The mechanism(s) of thermal rearrangement of azulenes
have been
enigmatic for several decades. Herein, we have employed density functional
theory (DFT) calculations at the M06–2X/6–311+G(d,p)
level together with single-point calculations at the CCSD(T) level
to assess possible mechanisms of the experimentally observed azulene
and naphthalene automerizations. Of the two mechanisms proposed for
naphthalene automerization, it is found that the benzofulvene (BF)
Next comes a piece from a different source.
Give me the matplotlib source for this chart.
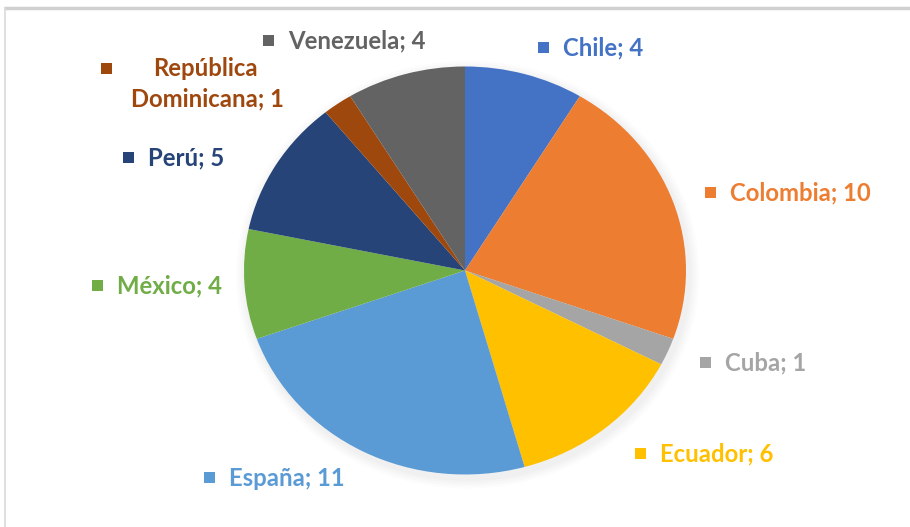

route is favored over the naphthvalene mechanism by ∼6 kcal/mol
and is energetically lower than the norcaradiene–vinylidene
mechanism (NVM) for the azulene–naphthalene rearrangement (E
a ∼ 76.5 (74.6) kcal/mol). Moreover,
contrary to older reports, we observe that a pathway involving indenylcarbene
intermediates is a viable, alternate mechanism. Therefore, the naphthalene
automerization is expected to take place during azulene pyrolysis,
especially under conditions of low-pressure FVP, where it will be
aided by chemical activation. Furthermore, thermal azulene–azulene
isomerization is feasible through vinylidene–acetylene–vinylidene
(VAV), dehydrotriquinacene (DTQ), and azulvalene (AV) pathways with
activation energies lying below that required for the azulene–naphthalene
conversion, i.e., the NVM. These results, together with the previously
published NVM, provide reasonable explanations for most of the products
of the thermal azulene–naphthalene rearrangement.